In the end I've painted the Paxolin silver to hide the brown-ness. Silver was paint I had left over from touching up the car. They don't look too bad:
Here they are fitted:
All the prep was a bit last-moment last night as I took a day off today and I wanted to get them fitted back on before sailing.
I used the 12v drill to make the holes larger and drill the two extra holes for the smaller cleat. I thought I might as well go up to a slightly thicker screw size (5mm) as it doesn't hurt to beef things up a bit. The Paxolin is held in place by countersunk screws in the original holes and the two screws for the cleat go through the Paxolin and the deck. Underneath the washers overlap making a greater surface area to prevent the whole lot being pulled out. It was all sealed using the sealing tape I have left over from my caravan many years ago. Good stuff: it comes on a roll of greaseproof paper and you unroll a bit, cut it to size, slap it on and peel the paper off. Then you squidge it all in place and it ooses out and seals round the screws as you tighten them.
Finished fitting them just as the tide turned. I did a short sail up the harbour to make sure they worked ok and then the plan was to sail out into the Solent to have a mooch about until high tide tonight. The Mrs is working late in Southsea today so it would work out just right.
Except the wind over tide effect in the entrance to Langstone had other ideas. I've never seen 5ft swell there before, it reminded me of Chichester Bar when it cuts up rough. A couple of the waves were breaking and others had quite sharp crests, with the bow smashing into the wave and spray coming over the cabin. Pretty exciting in a 19ft boat. Very strange for a F3 wind, but it was SSE so blowing directly up the harbour entrance against the outgoing tide.
All very exciting and exhilarating..... as long as everything keeps working as it should.

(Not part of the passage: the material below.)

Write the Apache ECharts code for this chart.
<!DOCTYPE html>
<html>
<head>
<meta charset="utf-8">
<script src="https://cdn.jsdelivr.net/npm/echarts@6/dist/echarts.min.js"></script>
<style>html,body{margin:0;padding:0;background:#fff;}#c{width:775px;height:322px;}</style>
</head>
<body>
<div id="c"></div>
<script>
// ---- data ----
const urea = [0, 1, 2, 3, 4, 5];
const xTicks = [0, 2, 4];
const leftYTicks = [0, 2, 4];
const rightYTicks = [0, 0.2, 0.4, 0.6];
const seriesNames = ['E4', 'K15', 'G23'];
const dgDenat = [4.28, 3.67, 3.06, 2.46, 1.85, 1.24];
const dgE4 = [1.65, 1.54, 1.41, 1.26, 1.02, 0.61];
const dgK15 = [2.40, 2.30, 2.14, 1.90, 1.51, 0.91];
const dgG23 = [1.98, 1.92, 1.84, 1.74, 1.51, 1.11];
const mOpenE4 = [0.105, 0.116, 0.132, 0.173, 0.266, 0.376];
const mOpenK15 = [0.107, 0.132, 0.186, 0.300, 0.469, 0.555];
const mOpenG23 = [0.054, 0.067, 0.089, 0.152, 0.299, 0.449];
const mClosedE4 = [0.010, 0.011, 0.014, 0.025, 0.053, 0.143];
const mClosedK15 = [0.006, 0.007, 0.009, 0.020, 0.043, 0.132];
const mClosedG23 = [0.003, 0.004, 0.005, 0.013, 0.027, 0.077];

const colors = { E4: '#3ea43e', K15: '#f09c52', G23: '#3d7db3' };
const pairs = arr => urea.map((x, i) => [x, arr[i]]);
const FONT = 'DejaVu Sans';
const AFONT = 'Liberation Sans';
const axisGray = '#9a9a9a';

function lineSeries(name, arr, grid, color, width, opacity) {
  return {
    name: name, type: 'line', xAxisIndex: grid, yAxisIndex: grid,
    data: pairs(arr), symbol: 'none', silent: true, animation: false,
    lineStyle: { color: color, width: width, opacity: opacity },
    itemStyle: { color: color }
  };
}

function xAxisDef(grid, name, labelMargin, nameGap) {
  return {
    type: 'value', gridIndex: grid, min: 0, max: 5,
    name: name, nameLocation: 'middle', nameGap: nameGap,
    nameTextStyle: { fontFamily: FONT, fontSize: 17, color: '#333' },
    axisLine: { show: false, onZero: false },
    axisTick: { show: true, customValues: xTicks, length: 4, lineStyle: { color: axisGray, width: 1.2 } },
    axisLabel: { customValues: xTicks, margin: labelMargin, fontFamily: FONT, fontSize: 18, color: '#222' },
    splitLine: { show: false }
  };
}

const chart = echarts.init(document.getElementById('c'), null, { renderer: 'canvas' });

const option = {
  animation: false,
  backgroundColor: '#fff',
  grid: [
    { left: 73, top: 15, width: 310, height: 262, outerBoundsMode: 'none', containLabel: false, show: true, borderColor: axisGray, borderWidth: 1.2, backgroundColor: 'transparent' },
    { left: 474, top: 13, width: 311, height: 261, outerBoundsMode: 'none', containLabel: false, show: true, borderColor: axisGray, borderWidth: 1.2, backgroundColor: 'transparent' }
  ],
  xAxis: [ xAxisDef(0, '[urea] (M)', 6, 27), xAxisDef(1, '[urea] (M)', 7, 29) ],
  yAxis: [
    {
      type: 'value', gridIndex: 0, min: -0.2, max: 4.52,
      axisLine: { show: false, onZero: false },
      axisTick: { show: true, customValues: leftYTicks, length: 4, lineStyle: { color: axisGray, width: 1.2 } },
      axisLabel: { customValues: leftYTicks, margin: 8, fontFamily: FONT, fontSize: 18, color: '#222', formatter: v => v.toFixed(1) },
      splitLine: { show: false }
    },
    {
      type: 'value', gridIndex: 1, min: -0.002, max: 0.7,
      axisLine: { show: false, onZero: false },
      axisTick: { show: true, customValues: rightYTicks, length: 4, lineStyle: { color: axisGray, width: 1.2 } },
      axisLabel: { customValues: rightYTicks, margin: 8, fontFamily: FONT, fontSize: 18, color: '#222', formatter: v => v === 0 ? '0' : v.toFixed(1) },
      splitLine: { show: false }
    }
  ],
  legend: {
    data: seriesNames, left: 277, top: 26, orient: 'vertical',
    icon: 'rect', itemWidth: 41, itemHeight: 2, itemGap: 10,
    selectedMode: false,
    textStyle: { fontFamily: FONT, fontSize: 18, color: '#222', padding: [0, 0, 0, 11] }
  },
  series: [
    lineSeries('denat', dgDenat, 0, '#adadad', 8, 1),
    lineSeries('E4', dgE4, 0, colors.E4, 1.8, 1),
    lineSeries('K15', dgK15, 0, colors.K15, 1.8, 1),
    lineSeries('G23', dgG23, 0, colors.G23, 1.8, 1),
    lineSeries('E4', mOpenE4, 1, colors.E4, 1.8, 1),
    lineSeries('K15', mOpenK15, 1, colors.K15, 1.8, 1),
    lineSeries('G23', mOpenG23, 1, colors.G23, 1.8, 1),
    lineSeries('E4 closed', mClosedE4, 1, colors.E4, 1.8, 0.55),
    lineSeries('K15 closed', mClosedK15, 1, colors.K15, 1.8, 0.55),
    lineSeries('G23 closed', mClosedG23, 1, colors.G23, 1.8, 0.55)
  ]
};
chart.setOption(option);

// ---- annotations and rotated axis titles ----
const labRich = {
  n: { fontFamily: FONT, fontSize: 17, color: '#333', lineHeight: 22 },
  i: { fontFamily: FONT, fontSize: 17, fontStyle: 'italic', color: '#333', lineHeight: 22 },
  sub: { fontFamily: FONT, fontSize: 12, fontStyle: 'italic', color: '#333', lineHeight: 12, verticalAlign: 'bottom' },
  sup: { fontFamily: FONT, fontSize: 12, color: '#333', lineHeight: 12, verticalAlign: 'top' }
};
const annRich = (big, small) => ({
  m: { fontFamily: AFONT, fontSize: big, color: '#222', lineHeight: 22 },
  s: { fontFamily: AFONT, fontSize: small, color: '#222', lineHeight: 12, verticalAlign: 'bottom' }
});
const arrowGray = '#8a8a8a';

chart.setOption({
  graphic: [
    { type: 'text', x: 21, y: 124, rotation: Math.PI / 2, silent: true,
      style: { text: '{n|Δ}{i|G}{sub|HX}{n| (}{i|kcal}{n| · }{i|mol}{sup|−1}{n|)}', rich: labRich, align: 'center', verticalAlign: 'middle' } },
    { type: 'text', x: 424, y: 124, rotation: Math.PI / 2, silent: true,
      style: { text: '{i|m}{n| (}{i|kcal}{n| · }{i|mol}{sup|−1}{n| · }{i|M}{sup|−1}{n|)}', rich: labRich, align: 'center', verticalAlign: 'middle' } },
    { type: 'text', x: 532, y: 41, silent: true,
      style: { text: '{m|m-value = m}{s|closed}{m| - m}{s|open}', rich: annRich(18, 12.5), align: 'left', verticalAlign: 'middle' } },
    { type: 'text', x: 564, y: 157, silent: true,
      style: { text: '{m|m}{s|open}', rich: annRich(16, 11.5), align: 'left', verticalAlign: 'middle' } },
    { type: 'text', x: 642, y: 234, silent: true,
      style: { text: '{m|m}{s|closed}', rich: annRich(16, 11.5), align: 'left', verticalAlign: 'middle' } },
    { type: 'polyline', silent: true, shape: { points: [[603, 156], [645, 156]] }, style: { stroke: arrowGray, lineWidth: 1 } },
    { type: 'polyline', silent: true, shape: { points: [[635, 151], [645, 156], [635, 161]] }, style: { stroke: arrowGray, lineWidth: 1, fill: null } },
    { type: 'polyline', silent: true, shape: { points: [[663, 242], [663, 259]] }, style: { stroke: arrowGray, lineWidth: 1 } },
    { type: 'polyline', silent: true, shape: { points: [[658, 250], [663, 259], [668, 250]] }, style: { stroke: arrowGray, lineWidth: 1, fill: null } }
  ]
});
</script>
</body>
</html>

The bad news is in the middle of the swell the outboard gives up. Not sure why, but I suspect the pitching motion dislodged some rubbish in the carb float bowl, blocking a jet.

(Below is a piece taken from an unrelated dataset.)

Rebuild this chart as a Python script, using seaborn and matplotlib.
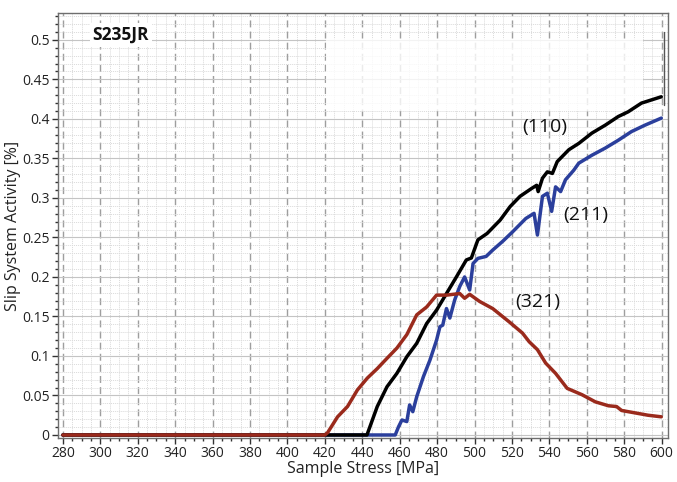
import numpy as np
import pandas as pd
import matplotlib
matplotlib.use("Agg")
import matplotlib.pyplot as plt
import seaborn as sns
from matplotlib.ticker import MultipleLocator
from matplotlib.patches import Rectangle

# ---- data ----
x110 = [280, 442.5, 448, 453.2, 458.5, 463.8, 469.1, 474.4, 479.7, 485, 490.3, 495.6,
        498.3, 501.8, 506.7, 513.7, 519, 524.3, 530.5, 533.2, 534, 536.3, 538.9, 541.6,
        544.2, 550.4, 555.7, 562.7, 569.8, 576.8, 582.1, 589.2, 594.5, 599.8]
y110 = [0, 0, 0.036, 0.061, 0.078, 0.099, 0.116, 0.141, 0.158, 0.179, 0.200, 0.2215,
        0.224, 0.247, 0.255, 0.272, 0.289, 0.302, 0.312, 0.316, 0.308, 0.325, 0.333, 0.331,
        0.346, 0.361, 0.369, 0.382, 0.392, 0.403, 0.409, 0.420, 0.424, 0.428]

x211 = [280, 457.6, 459.4, 461.2, 463.8, 465.3, 467, 469.1, 472.7, 476.2, 479.7, 481.5,
        483, 485, 486.8, 489.4, 492.1, 494.7, 497.4, 499.2, 501.8, 506.2, 509.7, 515,
        520.3, 527.4, 531.8, 533.6, 536.3, 538.9, 541.2, 543.3, 546, 548.6, 553, 555.7,
        562.7, 569.8, 576.8, 583.9, 591, 599.8]
y211 = [0, 0, 0.0105, 0.019, 0.017, 0.038, 0.0295, 0.0485, 0.074, 0.095, 0.120, 0.137,
        0.139, 0.160, 0.148, 0.171, 0.188, 0.200, 0.1835, 0.217, 0.2235, 0.226, 0.234, 0.245,
        0.257, 0.274, 0.2805, 0.253, 0.302, 0.306, 0.283, 0.314, 0.308, 0.323, 0.335, 0.344,
        0.354, 0.363, 0.373, 0.384, 0.392, 0.401]

x321 = [280, 420, 421.5, 426.8, 432.1, 437.4, 442.7, 448, 453.2, 458.5, 463.8, 469.1,
        474.4, 479.7, 485, 492.1, 494.7, 497.4, 502.7, 509.7, 518.6, 525.6, 529.2, 533.6,
        538, 543.3, 549.5, 557.4, 564.5, 571.5, 575.9, 578.6, 585.7, 592.7, 599.8]
y321 = [0, 0, 0.003, 0.023, 0.036, 0.057, 0.072, 0.084, 0.097, 0.110, 0.127, 0.152,
        0.162, 0.177, 0.177, 0.179, 0.173, 0.178, 0.169, 0.160, 0.143, 0.129, 0.118, 0.108,
        0.091, 0.078, 0.059, 0.051, 0.042, 0.037, 0.036, 0.031, 0.028, 0.025, 0.023]

series = ["(211)", "(110)", "(321)"]
colors = {"(110)": "#000000", "(211)": "#2b3f9c", "(321)": "#9a2a1c"}
ytick_labels = ["0", "0.05", "0.1", "0.15", "0.2", "0.25", "0.3", "0.35",
                "0.4", "0.45", "0.5"]

df = pd.concat([
    pd.DataFrame({"stress": x211, "activity": y211, "plane": "(211)"}),
    pd.DataFrame({"stress": x110, "activity": y110, "plane": "(110)"}),
    pd.DataFrame({"stress": x321, "activity": y321, "plane": "(321)"}),
], ignore_index=True)

sns.set_theme(style="white")
plt.rcParams['font.family'] = ['Open Sans', 'DejaVu Sans']

fig = plt.figure(figsize=(6.77, 4.82), dpi=100)
ax = fig.add_axes([0.0857, 0.0913, 0.9005, 0.8817])

sns.lineplot(data=df, x="stress", y="activity", hue="plane", hue_order=series,
             palette=colors, linewidth=2.5, sort=False, estimator=None,
             legend=False, ax=ax, zorder=5)

ax.set_xlim(277.4, 603.2)
ax.set_ylim(-0.0038, 0.534)
ax.xaxis.set_major_locator(MultipleLocator(20))
ax.xaxis.set_minor_locator(MultipleLocator(5))
ax.yaxis.set_minor_locator(MultipleLocator(0.01))
ax.set_yticks(np.arange(0, 0.501, 0.05))
ax.set_yticklabels(ytick_labels)

ax.grid(which="major", axis="x", color="#9e9e9e", linestyle=(0, (5, 3)), linewidth=1.0)
ax.grid(which="major", axis="y", color="#c4c4c4", linestyle="-", linewidth=0.8)
ax.grid(which="minor", axis="both", color="#dadada", linestyle=(0, (1, 1)), linewidth=0.7)
ax.set_axisbelow(True)

for s in ax.spines.values():
    s.set_color("#6e6e6e")
    s.set_linewidth(1.0)

ax.tick_params(axis="both", which="major", direction="out", length=4, width=1,
               color="#333333", labelsize=10, labelcolor="#222222", pad=2,
               bottom=True, left=True)
ax.tick_params(axis="both", which="minor", direction="out", length=2, width=1,
               color="#333333", bottom=True, left=True)

ax.set_xlabel("Sample Stress [MPa]", fontsize=11.5, color="#222222", labelpad=0)
ax.set_ylabel("Slip System Activity [%]", fontsize=11.5, color="#222222", labelpad=1)

# erased legend area
ax.add_patch(Rectangle((0.44, 0.77), 0.52, 0.17, transform=ax.transAxes,
                       facecolor="white", edgecolor="none", alpha=0.8, zorder=2))
ax.plot([0.9935, 0.9935], [0.784, 0.955], transform=ax.transAxes,
        color="#555555", linewidth=1.0, zorder=3)

ax.text(295.9, 0.506, "S235JR", fontsize=12.5, fontweight="bold", color="#111111",
        va="center", ha="left", zorder=6,
        bbox=dict(facecolor="white", edgecolor="none", pad=2))
ax.text(537.5, 0.390, "(110)", fontsize=14, color="#111111", ha="center", va="center", zorder=6)
ax.text(559.2, 0.279, "(211)", fontsize=14, color="#111111", ha="center", va="center", zorder=6)
ax.text(533.8, 0.168, "(321)", fontsize=14, color="#111111", ha="center", va="center", zorder=6)

fig.savefig("out.png", dpi=100)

Now under no control whatsoever, I'm hanging over the pushpit rail trying to restart the engine. In a 5ft swell. From Exciting it's just gone several notches up to borderline Terrifying. It's a good job I'm the one that keeps calm in a crisis! It took what seemed like an age, but maybe only in reality 30 seconds, I got the engine running, but it wouldn't rev, instead dying as I opened the throttle.

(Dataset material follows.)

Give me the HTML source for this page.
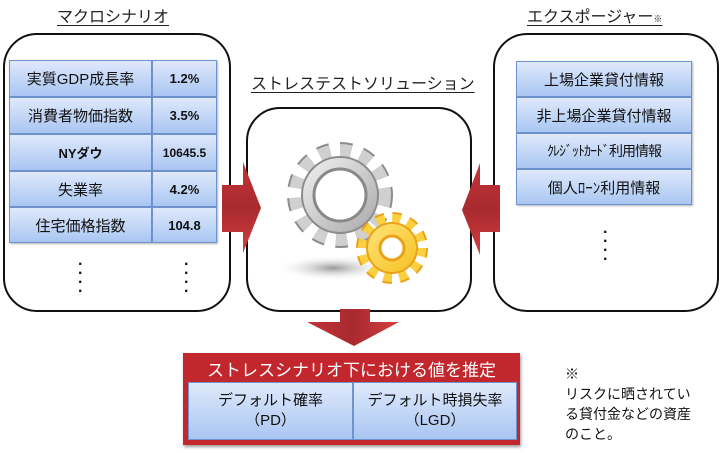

So, with only minimal revs to keep steerage (by now I was already side-on to the waves) I turned back into the harbour. I effectively surfed back into the harbour on the back on successive swells. Once a breaking wave came over the stern, luckily not putting much water in the cockpit, just wetting the cockpit cushions.
Of the three boats that went out at the same time (one 22ft, one around 25ft and the other 30ft) I think only the 30 footer made it through, the other two turned round after I did, so I guess it was even rougher further out.
Me and another boat retired to the mooring buoys further inside the harbour entrance. I worked a bit of magic on the outboard and got it revving again with the aid of some carb cleaner. I also stowed away all the gear that had come loose when the boat was side-on to the swell.
Even though it was 1.5 hours after high tide, the tide was high enough that I stilll had water on the mooring, so I retired back to the hook. Enough excitement for one day I think.
So this weekend it looks like the outboard now needs some TLC.
Although I have this:
And I'm meeting this on Sunday:
I'm picking my stepdaughter and her partner up, they're on a weeks cruise from Southampton on the Ventura.
High tide is at 1:30 on Sunday and I'm picking them up around 10, so I should be good to get on the boat on Sunday afternoon and wrangle that pesky outboard back into reliability.
A couple of surreal things happened today. The first is just after I got on the boat and started dropping the outboard into the water, a water vole swims up to the stern of the boat. Definitely a vole with a short tail and not a rat with a long one. Then off it swims towards the shore, diving under water whenever a seagull came close.. I never knew water voles lived in a salt water environment.
Second surreal moment was when sailing up the harbour. There was a collection of gulls on the water. The reason was one of them was trying to swallow an unfeasibly large Fish into it's mouth. So big it couldn't get the whole thing in, so eventually it flew off. I just wonder where it got that from.